● Data provided:
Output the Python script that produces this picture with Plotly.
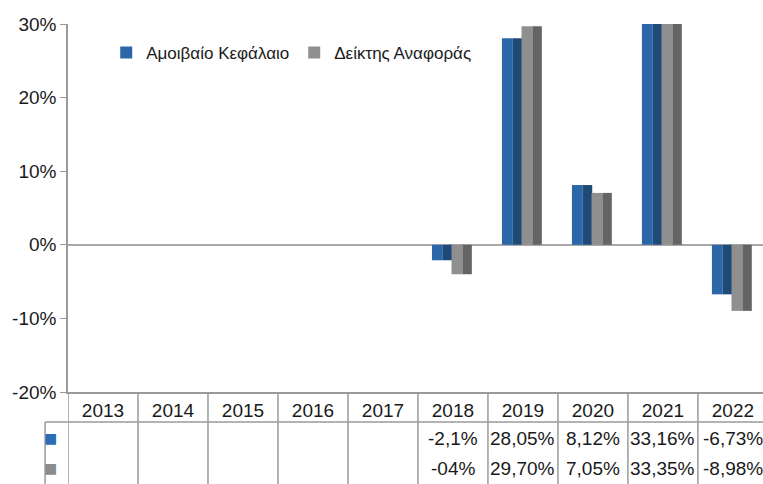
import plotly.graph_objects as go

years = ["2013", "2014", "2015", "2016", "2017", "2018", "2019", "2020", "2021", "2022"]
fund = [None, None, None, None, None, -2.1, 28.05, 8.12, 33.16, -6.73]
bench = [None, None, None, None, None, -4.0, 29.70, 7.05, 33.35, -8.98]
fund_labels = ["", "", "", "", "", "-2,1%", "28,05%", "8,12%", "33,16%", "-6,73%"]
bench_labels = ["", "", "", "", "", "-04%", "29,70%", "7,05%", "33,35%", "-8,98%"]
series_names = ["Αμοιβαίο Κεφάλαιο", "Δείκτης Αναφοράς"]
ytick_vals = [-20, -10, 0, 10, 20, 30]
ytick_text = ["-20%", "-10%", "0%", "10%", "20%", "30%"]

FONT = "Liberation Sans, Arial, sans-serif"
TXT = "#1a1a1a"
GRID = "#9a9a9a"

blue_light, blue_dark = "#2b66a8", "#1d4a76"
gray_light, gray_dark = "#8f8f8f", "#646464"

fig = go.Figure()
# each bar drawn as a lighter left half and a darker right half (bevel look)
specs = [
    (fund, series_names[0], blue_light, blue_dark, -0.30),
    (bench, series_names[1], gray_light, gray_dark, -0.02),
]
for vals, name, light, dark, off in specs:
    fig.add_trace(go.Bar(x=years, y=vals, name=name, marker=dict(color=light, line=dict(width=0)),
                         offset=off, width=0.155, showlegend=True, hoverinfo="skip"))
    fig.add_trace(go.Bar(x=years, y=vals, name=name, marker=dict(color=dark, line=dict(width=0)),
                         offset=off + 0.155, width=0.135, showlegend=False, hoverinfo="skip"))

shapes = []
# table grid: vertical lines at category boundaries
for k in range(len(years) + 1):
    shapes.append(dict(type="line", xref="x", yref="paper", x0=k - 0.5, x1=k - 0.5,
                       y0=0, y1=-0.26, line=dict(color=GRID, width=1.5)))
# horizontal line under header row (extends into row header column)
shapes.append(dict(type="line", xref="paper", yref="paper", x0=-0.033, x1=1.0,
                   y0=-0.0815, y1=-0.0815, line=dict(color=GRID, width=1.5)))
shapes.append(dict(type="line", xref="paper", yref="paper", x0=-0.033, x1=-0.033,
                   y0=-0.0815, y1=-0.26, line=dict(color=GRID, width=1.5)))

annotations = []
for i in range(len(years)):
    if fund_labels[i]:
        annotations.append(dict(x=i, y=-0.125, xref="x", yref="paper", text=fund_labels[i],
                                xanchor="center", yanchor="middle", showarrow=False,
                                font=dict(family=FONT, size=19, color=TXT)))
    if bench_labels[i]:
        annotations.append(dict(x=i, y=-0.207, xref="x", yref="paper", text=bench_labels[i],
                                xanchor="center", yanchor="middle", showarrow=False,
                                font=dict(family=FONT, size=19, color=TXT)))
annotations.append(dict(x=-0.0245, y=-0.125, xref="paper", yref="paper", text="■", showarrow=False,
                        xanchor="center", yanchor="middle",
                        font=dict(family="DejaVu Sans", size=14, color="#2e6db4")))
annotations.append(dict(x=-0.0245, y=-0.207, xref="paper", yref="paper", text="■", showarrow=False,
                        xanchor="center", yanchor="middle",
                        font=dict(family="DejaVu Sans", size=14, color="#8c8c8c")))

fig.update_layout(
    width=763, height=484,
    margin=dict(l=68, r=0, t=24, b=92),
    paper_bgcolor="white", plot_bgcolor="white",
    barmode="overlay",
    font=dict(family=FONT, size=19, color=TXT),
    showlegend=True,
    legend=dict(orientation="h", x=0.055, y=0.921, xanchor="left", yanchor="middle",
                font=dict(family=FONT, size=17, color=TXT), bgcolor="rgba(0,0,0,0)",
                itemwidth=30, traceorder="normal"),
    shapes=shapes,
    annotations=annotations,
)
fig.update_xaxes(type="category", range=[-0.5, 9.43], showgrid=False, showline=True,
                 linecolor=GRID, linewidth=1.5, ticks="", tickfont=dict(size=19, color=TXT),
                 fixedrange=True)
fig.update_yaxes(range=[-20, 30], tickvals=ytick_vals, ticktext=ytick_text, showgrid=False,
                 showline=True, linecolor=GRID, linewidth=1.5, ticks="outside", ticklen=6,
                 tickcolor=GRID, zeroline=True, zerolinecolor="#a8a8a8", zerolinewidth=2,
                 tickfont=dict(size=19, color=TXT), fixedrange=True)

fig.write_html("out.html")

● What is needed: Copy out each line word for word, please, skipping the images.

● Solution to this exercise:
Output the Python script that produces this picture with Plotly.
import plotly.graph_objects as go

years = ["2013", "2014", "2015", "2016", "2017", "2018", "2019", "2020", "2021", "2022"]
fund = [None, None, None, None, None, -2.1, 28.05, 8.12, 33.16, -6.73]
bench = [None, None, None, None, None, -4.0, 29.70, 7.05, 33.35, -8.98]
fund_labels = ["", "", "", "", "", "-2,1%", "28,05%", "8,12%", "33,16%", "-6,73%"]
bench_labels = ["", "", "", "", "", "-04%", "29,70%", "7,05%", "33,35%", "-8,98%"]
series_names = ["Αμοιβαίο Κεφάλαιο", "Δείκτης Αναφοράς"]
ytick_vals = [-20, -10, 0, 10, 20, 30]
ytick_text = ["-20%", "-10%", "0%", "10%", "20%", "30%"]

FONT = "Liberation Sans, Arial, sans-serif"
TXT = "#1a1a1a"
GRID = "#9a9a9a"

blue_light, blue_dark = "#2b66a8", "#1d4a76"
gray_light, gray_dark = "#8f8f8f", "#646464"

fig = go.Figure()
# each bar drawn as a lighter left half and a darker right half (bevel look)
specs = [
    (fund, series_names[0], blue_light, blue_dark, -0.30),
    (bench, series_names[1], gray_light, gray_dark, -0.02),
]
for vals, name, light, dark, off in specs:
    fig.add_trace(go.Bar(x=years, y=vals, name=name, marker=dict(color=light, line=dict(width=0)),
                         offset=off, width=0.155, showlegend=True, hoverinfo="skip"))
    fig.add_trace(go.Bar(x=years, y=vals, name=name, marker=dict(color=dark, line=dict(width=0)),
                         offset=off + 0.155, width=0.135, showlegend=False, hoverinfo="skip"))

shapes = []
# table grid: vertical lines at category boundaries
for k in range(len(years) + 1):
    shapes.append(dict(type="line", xref="x", yref="paper", x0=k - 0.5, x1=k - 0.5,
                       y0=0, y1=-0.26, line=dict(color=GRID, width=1.5)))
# horizontal line under header row (extends into row header column)
shapes.append(dict(type="line", xref="paper", yref="paper", x0=-0.033, x1=1.0,
                   y0=-0.0815, y1=-0.0815, line=dict(color=GRID, width=1.5)))
shapes.append(dict(type="line", xref="paper", yref="paper", x0=-0.033, x1=-0.033,
                   y0=-0.0815, y1=-0.26, line=dict(color=GRID, width=1.5)))

annotations = []
for i in range(len(years)):
    if fund_labels[i]:
        annotations.append(dict(x=i, y=-0.125, xref="x", yref="paper", text=fund_labels[i],
                                xanchor="center", yanchor="middle", showarrow=False,
                                font=dict(family=FONT, size=19, color=TXT)))
    if bench_labels[i]:
        annotations.append(dict(x=i, y=-0.207, xref="x", yref="paper", text=bench_labels[i],
                                xanchor="center", yanchor="middle", showarrow=False,
                                font=dict(family=FONT, size=19, color=TXT)))
annotations.append(dict(x=-0.0245, y=-0.125, xref="paper", yref="paper", text="■", showarrow=False,
                        xanchor="center", yanchor="middle",
                        font=dict(family="DejaVu Sans", size=14, color="#2e6db4")))
annotations.append(dict(x=-0.0245, y=-0.207, xref="paper", yref="paper", text="■", showarrow=False,
                        xanchor="center", yanchor="middle",
                        font=dict(family="DejaVu Sans", size=14, color="#8c8c8c")))

fig.update_layout(
    width=763, height=484,
    margin=dict(l=68, r=0, t=24, b=92),
    paper_bgcolor="white", plot_bgcolor="white",
    barmode="overlay",
    font=dict(family=FONT, size=19, color=TXT),
    showlegend=True,
    legend=dict(orientation="h", x=0.055, y=0.921, xanchor="left", yanchor="middle",
                font=dict(family=FONT, size=17, color=TXT), bgcolor="rgba(0,0,0,0)",
                itemwidth=30, traceorder="normal"),
    shapes=shapes,
    annotations=annotations,
)
fig.update_xaxes(type="category", range=[-0.5, 9.43], showgrid=False, showline=True,
                 linecolor=GRID, linewidth=1.5, ticks="", tickfont=dict(size=19, color=TXT),
                 fixedrange=True)
fig.update_yaxes(range=[-20, 30], tickvals=ytick_vals, ticktext=ytick_text, showgrid=False,
                 showline=True, linecolor=GRID, linewidth=1.5, ticks="outside", ticklen=6,
                 tickcolor=GRID, zeroline=True, zerolinecolor="#a8a8a8", zerolinewidth=2,
                 tickfont=dict(size=19, color=TXT), fixedrange=True)

fig.write_html("out.html")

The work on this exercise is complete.